Data pipelines are essential for transforming raw data into actionable insights, but inefficiencies in these pipelines can lead to delays, bottlenecks, and poor performance. Optimising your data pipelines is key to maintaining the flow of data and ensuring that your systems can handle increasing data volumes. Here’s how to do it:
- Simplify Pipeline Design
The more complex a data pipeline is, the more likely it is to run into performance issues. Simplifying your pipeline design by reducing unnecessary steps and avoiding over-complication will lead to improved efficiency. Streamline workflows by focusing on only the essential data transformation and validation tasks.
- Leverage Parallel Processing
To speed up data processing, take advantage of parallelism by distributing tasks across multiple nodes. This allows you to process different parts of the data pipeline simultaneously, rather than sequentially. Tools like Apache Spark and Hadoop make parallel processing easy to implement, improving pipeline performance.

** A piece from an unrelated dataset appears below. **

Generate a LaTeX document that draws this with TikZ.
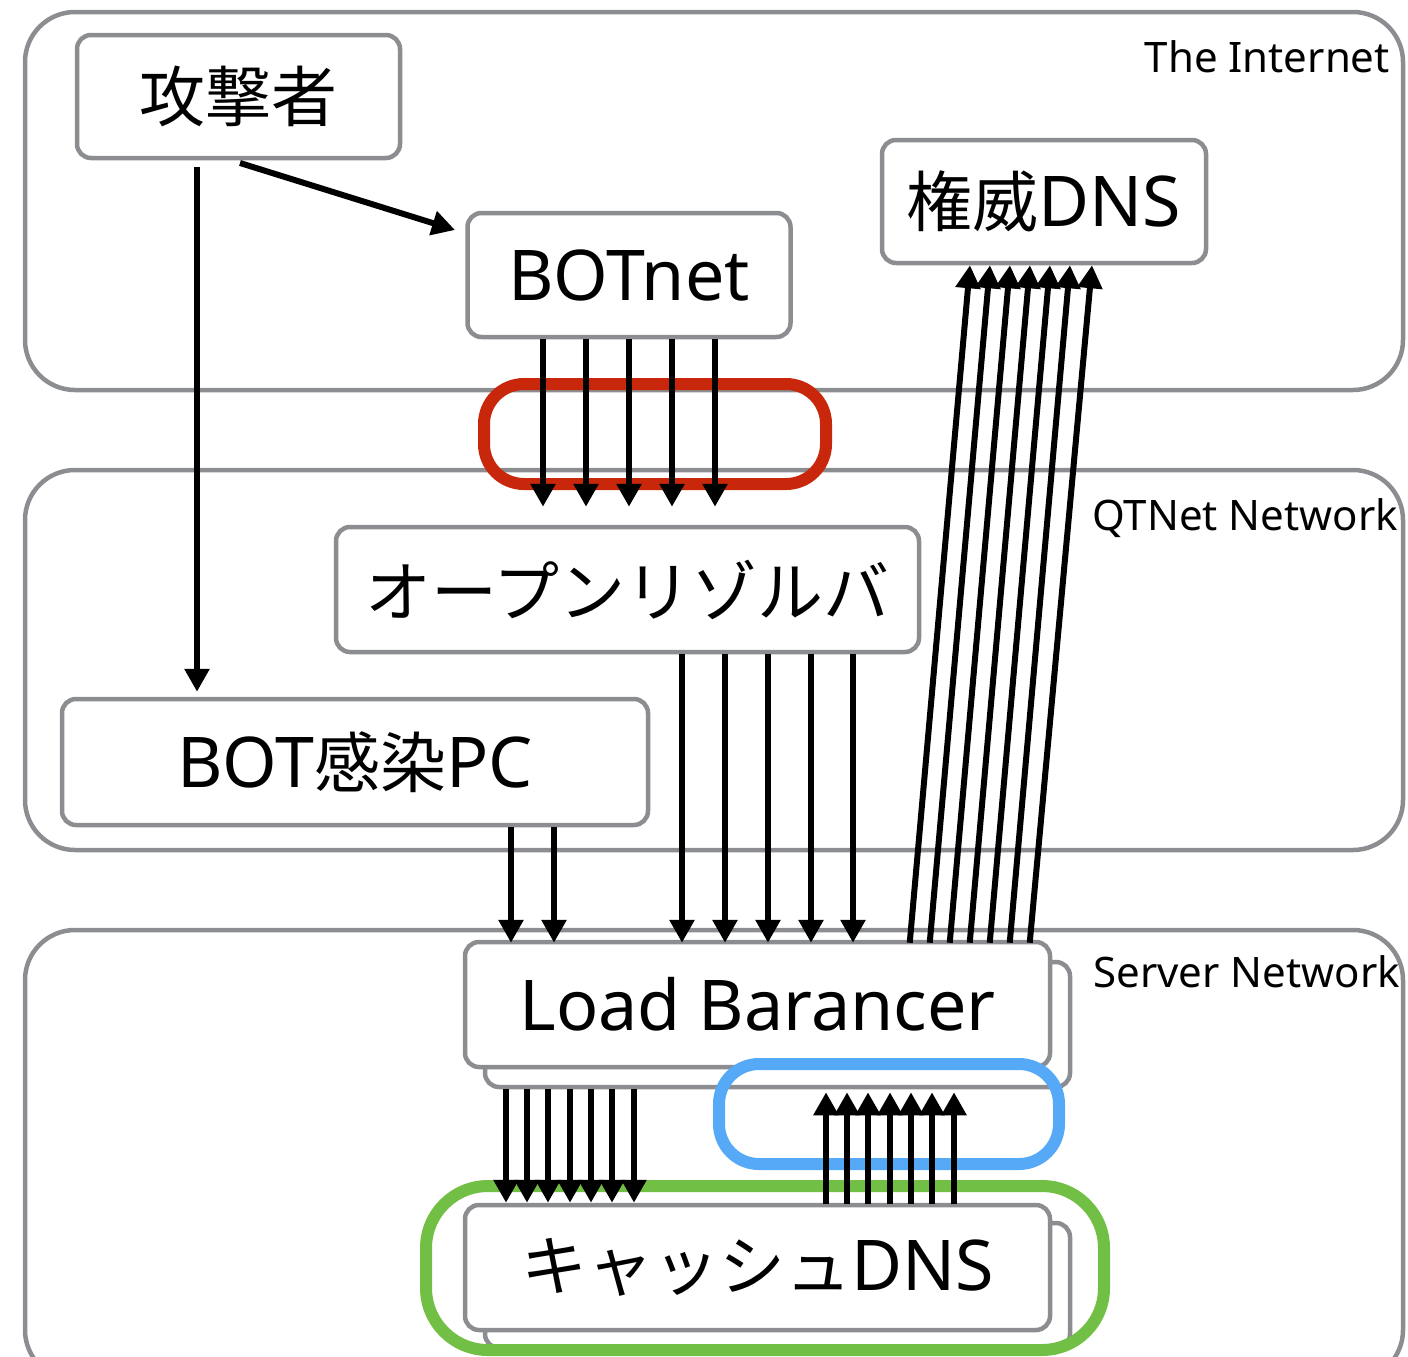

- Implement Incremental Processing
Processing only new or updated data (rather than reprocessing the entire dataset) is a highly effective way to improve pipeline efficiency. Incremental processing reduces the workload on your systems, resulting in faster data flow and reduced computational costs.
- Monitor and Address Bottlenecks
Performance bottlenecks can occur at various points in a data pipeline—whether it’s during data extraction, transformation, or loading. Using monitoring tools to identify slow-running processes is crucial. Once identified, optimise queries, adjust resource allocation, or refine the architecture to eliminate these bottlenecks.
- Optimise Storage Solutions
Data storage can significantly affect pipeline performance. Using the right storage solutions, such as columnar databases for read-heavy workloads, can reduce query times. Additionally, partitioning data in storage can improve access speeds and enhance the overall performance of data pipelines.
- Automate Routine Tasks
Data pipeline management involves many repetitive tasks, such as data validation, monitoring, and error handling. Automation tools like Apache Airflow and Prefect can streamline these processes, freeing up engineers’ time and reducing human errors. Automating routine tasks improves the efficiency and reliability of your pipelines.
By following these strategies, you can optimise your data pipelines for better performance, ensuring faster data processing and more reliable insights.